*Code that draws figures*
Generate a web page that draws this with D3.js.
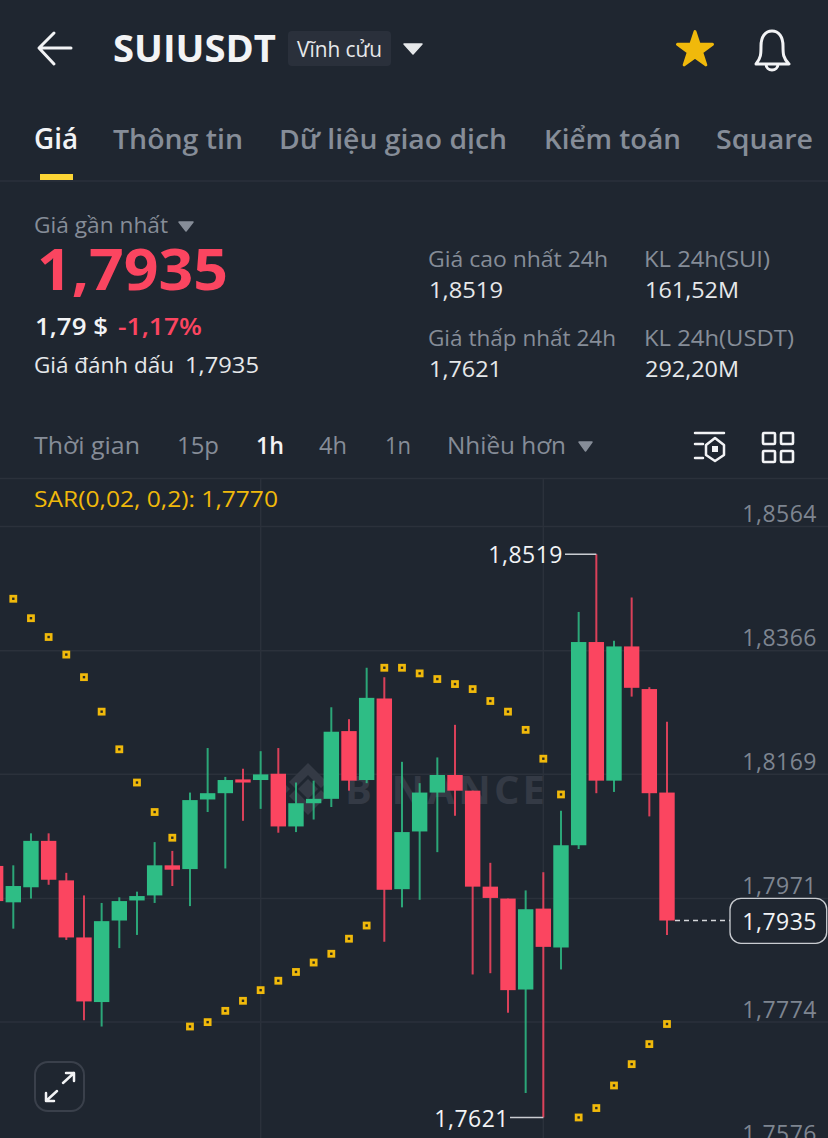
<!DOCTYPE html>
<html><head><meta charset="utf-8">
<script src="https://cdn.jsdelivr.net/npm/d3@7/dist/d3.min.js"></script>
<style>
html,body{margin:0;padding:0;background:#1f2630;overflow:hidden}
svg{display:block}
text{font-family:"Open Sans","Noto Sans",sans-serif}
</style></head><body>
<svg id="c" width="828" height="1138"></svg>
<script>
// ---- chart data (prices), candle index -1 .. 37
const candleIndex = d3.range(-1, 38);
const opens  = [1.8022,1.7964,1.7988,1.8062,1.7999,1.7908,1.7805,1.7935,1.7967,1.7975,1.8023,1.8017,1.8128,1.8138,1.8160,1.8159,1.8169,1.8085,1.8122,1.8129,1.8237,1.8159,1.8289,1.7985,1.8077,1.8139,1.8167,1.8142,1.7989,1.7970,1.7825,1.7954,1.7892,1.8055,1.8379,1.8158,1.8372,1.8304,1.8139];
const closes = [1.7966,1.7990,1.8062,1.8000,1.7908,1.7806,1.7934,1.7966,1.7974,1.8023,1.8016,1.8127,1.8138,1.8159,1.8155,1.8168,1.8085,1.8122,1.8129,1.8236,1.8158,1.8290,1.7984,1.8076,1.8139,1.8167,1.8142,1.7989,1.7971,1.7824,1.7953,1.7893,1.8055,1.8379,1.8158,1.8372,1.8306,1.8138,1.7935];
const highs  = [1.8022,1.8023,1.8074,1.8074,1.8011,1.7975,1.7963,1.7972,1.7981,1.8060,1.8046,1.8139,1.8210,1.8164,1.8177,1.8205,1.8210,1.8155,1.8158,1.8275,1.8256,1.8338,1.8323,1.8188,1.8154,1.8195,1.8247,1.8142,1.8027,1.7970,1.7983,1.8012,1.8110,1.8427,1.8519,1.8381,1.8450,1.8307,1.8252];
const lows   = [1.7966,1.7922,1.7970,1.7992,1.7904,1.7776,1.7766,1.7891,1.7912,1.7963,1.7990,1.7958,1.8108,1.8018,1.8094,1.8113,1.8075,1.8076,1.8096,1.8116,1.8142,1.8154,1.7901,1.7956,1.7968,1.8044,1.8102,1.7849,1.7851,1.7788,1.7660,1.7621,1.7857,1.8049,1.8138,1.8140,1.8292,1.8101,1.7912];
// Parabolic SAR, candle index 0 .. 37
const sarValues = [1.8448,1.8417,1.8387,1.8359,1.8323,1.8268,1.8208,1.8155,1.8108,1.8067,1.7766,1.7773,1.7791,1.7807,1.7824,1.7839,1.7853,1.7868,1.7882,1.7906,1.7927,1.8338,1.8338,1.8329,1.8320,1.8312,1.8304,1.8285,1.8268,1.8239,1.8193,1.8136,1.7621,1.7636,1.7672,1.7706,1.7738,1.7770];
const priceTicks = [1.8564,1.8366,1.8169,1.7971,1.7774,1.7576];
const verticalGridIndex = [14,30];
const lastPrice = 1.7935, dayHigh = 1.8519, dayLow = 1.7621;
const fmt = v => v.toFixed(4).replace('.', ',');

const BG='#1f2630', LINE='#2b313b', GRAY='#868d98', WHITE='#f2f3f5', RED='#fb4560', GREEN='#2ebd85', YEL='#f0b90b';
const svg = d3.select('#c');
svg.append('rect').attr('width',828).attr('height',1138).attr('fill',BG);

// ---- scales
const x = d3.scaleLinear().domain([0,37]).range([13.3,667]);
const y = d3.scaleLinear().domain([1.8564,1.7774]).range([526,1021.5]);
const candles = candleIndex.map((i,k)=>({i,o:opens[k],c:closes[k],h:highs[k],l:lows[k]}));

// ---- grid and axis
const chart = svg.append('g');
chart.selectAll('line.v').data(verticalGridIndex).join('line').attr('class','v')
  .attr('x1',d=>x(d)).attr('x2',d=>x(d)).attr('y1',479).attr('y2',1138).attr('stroke',LINE).attr('stroke-width',1.5);
const axis = chart.append('g').call(d3.axisRight(y).tickValues(priceTicks).tickFormat(fmt).tickSize(828));
axis.select('.domain').remove();
axis.selectAll('line').attr('stroke',LINE).attr('stroke-width',1.5);
axis.selectAll('text').attr('x',817).attr('dy',null).attr('y',-4.5).attr('text-anchor','end')
  .attr('fill','#7e8590').attr('font-size',23).attr('letter-spacing',0.5).style('font-family','"Open Sans"');

// ---- watermark
const wm = chart.append('g').attr('fill','#343a45');
const diamond = (cx,cy,r)=>`M${cx},${cy-r}L${cx+r},${cy}L${cx},${cy+r}L${cx-r},${cy}Z`;
wm.append('path').attr('d',diamond(308,789,10));
wm.append('path').attr('d',`M308,763 L327,782 L321,788 L308,775 L295,788 L289,782Z M308,815 L327,796 L321,790 L308,803 L295,790 L289,796Z`);
wm.append('path').attr('d',diamond(284,789,6)+diamond(332,789,6));
wm.append('text').attr('x',345).attr('y',804).attr('font-size',40).attr('font-weight',700)
  .attr('textLength',200).attr('lengthAdjust','spacing').text('BINANCE');

// ---- candles
const cg = chart.selectAll('g.candle').data(candles).join('g').attr('class','candle')
  .each(function(d){d.col = d.c>=d.o?GREEN:RED;});
cg.append('line').attr('x1',d=>x(d.i)).attr('x2',d=>x(d.i)).attr('y1',d=>y(d.h)).attr('y2',d=>y(d.l))
  .attr('stroke',d=>d.col).attr('stroke-width',2).attr('stroke-opacity',0.85);
cg.append('rect').attr('x',d=>x(d.i)-7.7).attr('width',15.4)
  .attr('y',d=>y(Math.max(d.o,d.c))).attr('height',d=>Math.max(1.5,Math.abs(y(d.o)-y(d.c))))
  .attr('fill',d=>d.col);

// ---- SAR
chart.selectAll('g.sar').data(sarValues).join('g').attr('class','sar')
  .attr('transform',(d,i)=>`translate(${x(i)},${y(d)})`)
  .call(g=>{
    g.append('rect').attr('x',-3.9).attr('y',-3.9).attr('width',7.8).attr('height',7.8).attr('fill',YEL);
    g.append('rect').attr('x',-1.2).attr('y',-1.2).attr('width',2.4).attr('height',2.4).attr('fill','#2a2a22');
  });

// ---- extremes and last price
const hiY=y(dayHigh), loY=y(dayLow), lastY=y(lastPrice);
const ann = svg.append('g');
ann.append('path').attr('d',`M565,${hiY}H${x(33)}`).attr('stroke','#c9ccd1').attr('stroke-width',1.5);
ann.append('path').attr('d',`M510,${loY}H${x(30)}`).attr('stroke','#c9ccd1').attr('stroke-width',1.5);
ann.append('text').attr('x',563).attr('y',hiY+8.5).attr('text-anchor','end').attr('fill',WHITE).attr('font-size',23).attr('letter-spacing',0.5).text(fmt(dayHigh));
ann.append('text').attr('x',509).attr('y',loY+9.5).attr('text-anchor','end').attr('fill',WHITE).attr('font-size',23).attr('letter-spacing',0.5).text(fmt(dayLow));
ann.append('path').attr('d',`M${x(37)+8},${lastY}H730`).attr('stroke','#d5d7da').attr('stroke-width',1.3).attr('stroke-dasharray','5 4');
ann.append('rect').attr('x',730).attr('y',898.3).attr('width',96.7).attr('height',45).attr('rx',11).attr('fill',BG).attr('stroke','#c9ccd1').attr('stroke-width',1.3);
ann.append('text').attr('x',817).attr('y',lastY+9.5).attr('text-anchor','end').attr('fill',WHITE).attr('font-size',23).attr('letter-spacing',0.5).text(fmt(lastPrice));

// ---- header chrome
const labels = [
 ['SUIUSDT',113,62,37.5,WHITE,700,163],
 ['Vĩnh cửu',297,57,21,'#e6e8ea',400,85],
 ['Giá',34,149,28,WHITE,600,44],
 ['Thông tin',113,149,27,GRAY,600,130],
 ['Dữ liệu giao dịch',279,149,27,GRAY,600,228],
 ['Kiểm toán',544,149,27,GRAY,600,137],
 ['Square',716,149,27,GRAY,600,97],
 ['Giá gần nhất',34,233,22,GRAY,400,134],
 ['1,7935',37,290,58,RED,700,191],
 ['1,79 $',35,335,23,WHITE,600,73],
 ['-1,17%',118,335,23,RED,600,84],
 ['Giá đánh dấu',34,373,22,'#e6e8ea',400,140],
 ['1,7935',185,373,22,'#e6e8ea',400,74],
 ['Giá cao nhất 24h',428,267,22,GRAY,400,180],
 ['1,8519',429,298,22,'#e6e8ea',400,74],
 ['KL 24h(SUI)',644,267,22,GRAY,400,126],
 ['161,52M',645,298,22,'#e6e8ea',400,94],
 ['Giá thấp nhất 24h',428,346,22,GRAY,400,188],
 ['1,7621',429,377,22,'#e6e8ea',400,73],
 ['KL 24h(USDT)',644,346,22,GRAY,400,150],
 ['292,20M',645,377,22,'#e6e8ea',400,94],
 ['Thời gian',34,454,24,GRAY,400,106],
 ['15p',177,454,24,GRAY,400,42],
 ['1h',256,454,24,WHITE,600,28],
 ['4h',319,454,24,GRAY,400,28],
 ['1n',385,454,24,GRAY,400,26],
 ['Nhiều hơn',447,454,24,GRAY,400,119],
 ['SAR(0,02, 0,2): 1,7770',34,507,22,YEL,400,244]
];
const ui = svg.append('g');
ui.append('rect').attr('x',288).attr('y',31).attr('width',103).attr('height',35).attr('rx',4).attr('fill','#2a303b');
ui.append('path').attr('d','M0,181H828M0,478.5H828').attr('stroke',LINE).attr('stroke-width',1.5);
ui.append('rect').attr('x',40).attr('y',174).attr('width',33).attr('height',6).attr('fill','#fcd535');
ui.selectAll('text').data(labels).join('text')
  .attr('x',d=>d[1]).attr('y',d=>d[2]).attr('font-size',d=>d[3]).attr('fill',d=>d[4]).attr('font-weight',d=>d[5])
  .attr('textLength',d=>d[6]).attr('lengthAdjust','spacingAndGlyphs').text(d=>d[0]);
const tri=(x0,x1,y0,y1,col)=>ui.append('path').attr('d',`M${x0},${y0}H${x1}L${(x0+x1)/2},${y1}Z`).attr('fill',col).attr('stroke',col).attr('stroke-width',1.5).attr('stroke-linejoin','round');
tri(404,422,44,54,'#e6e8ea'); tri(179,193,222,231,GRAY); tri(579,592,442,451,GRAY);
const pth=(d,w=3,col=WHITE)=>ui.append('path').attr('d',d).attr('fill','none').attr('stroke',col).attr('stroke-width',w).attr('stroke-linecap','round').attr('stroke-linejoin','round');
pth('M40,48H71M54,33L39,48L54,64',3);
ui.append('path').attr('transform','translate(695,50)').attr('d',d3.symbol(d3.symbolStar,380)()).attr('fill',YEL).attr('stroke',YEL).attr('stroke-width',3).attr('stroke-linejoin','round');
pth('M756,64C761,58 761,54 761,46C761,37 765,31 772,31C779,31 783,37 783,46C783,54 783,58 789,64Z M766,64C766,72 778,72 778,64',3);
pth('M695,433H724M695,444H703M695,458H703',2.5);
pth('M715,438L724,445V455L715,461L706,455V445Z',2.5);
ui.append('rect').attr('x',712).attr('y',446).attr('width',6).attr('height',6).attr('fill',WHITE);
[[763,433],[781,433],[763,451],[781,451]].forEach(p=>ui.append('rect').attr('x',p[0]).attr('y',p[1]).attr('width',12).attr('height',11).attr('rx',1).attr('fill','none').attr('stroke',WHITE).attr('stroke-width',2.6));
ui.append('rect').attr('x',35).attr('y',1062).attr('width',49).attr('height',49).attr('rx',13).attr('fill','none').attr('stroke','#3a404b').attr('stroke-width',2);
pth('M63,1083L74,1073M66,1073H74V1081',2.5);
pth('M57,1091L46,1101M46,1093V1101H54',2.5);
</script>
</body></html>
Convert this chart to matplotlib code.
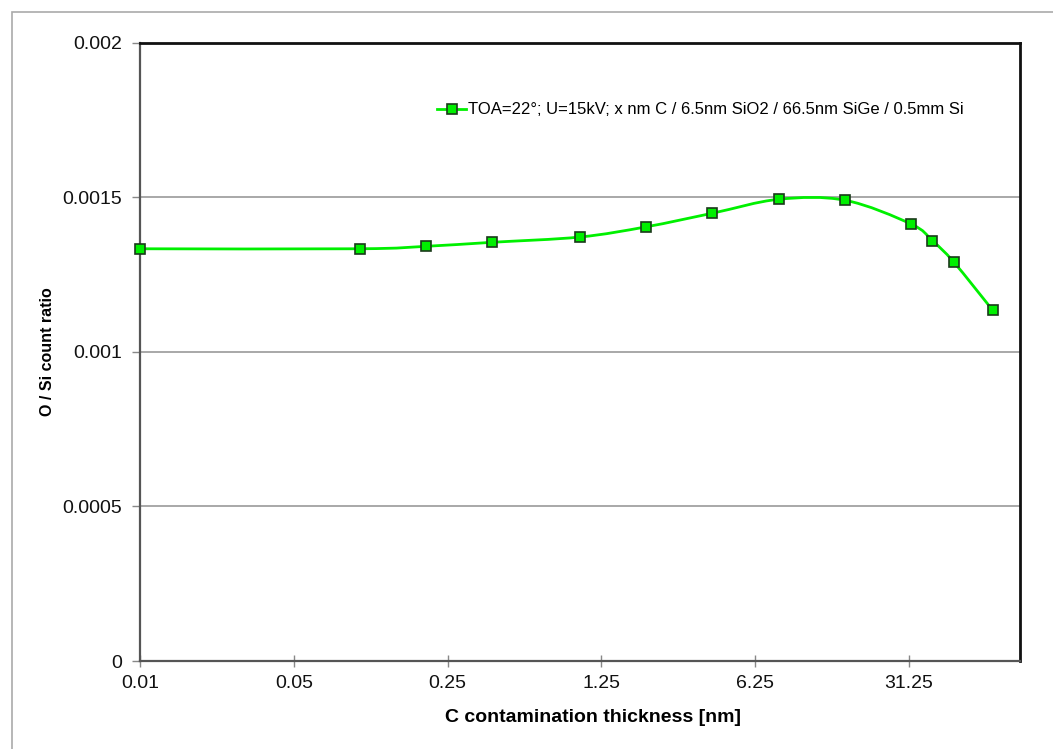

*PROBLEM DESCRIPTION*
Collect each line holding the string "chart".

*OUTPUT FOR THIS EXERCISE*
// ---- chart data (prices), candle index -1 .. 37
const chart = svg.append('g');
chart.selectAll('line.v').data(verticalGridIndex).join('line').attr('class','v')
const axis = chart.append('g').call(d3.axisRight(y).tickValues(priceTicks).tickFormat(fmt).tickSize(828));
const wm = chart.append('g').attr('fill','#343a45');
const cg = chart.selectAll('g.candle').data(candles).join('g').attr('class','candle')
chart.selectAll('g.sar').data(sarValues).join('g').attr('class','sar')
Convert this chart to matplotlib code.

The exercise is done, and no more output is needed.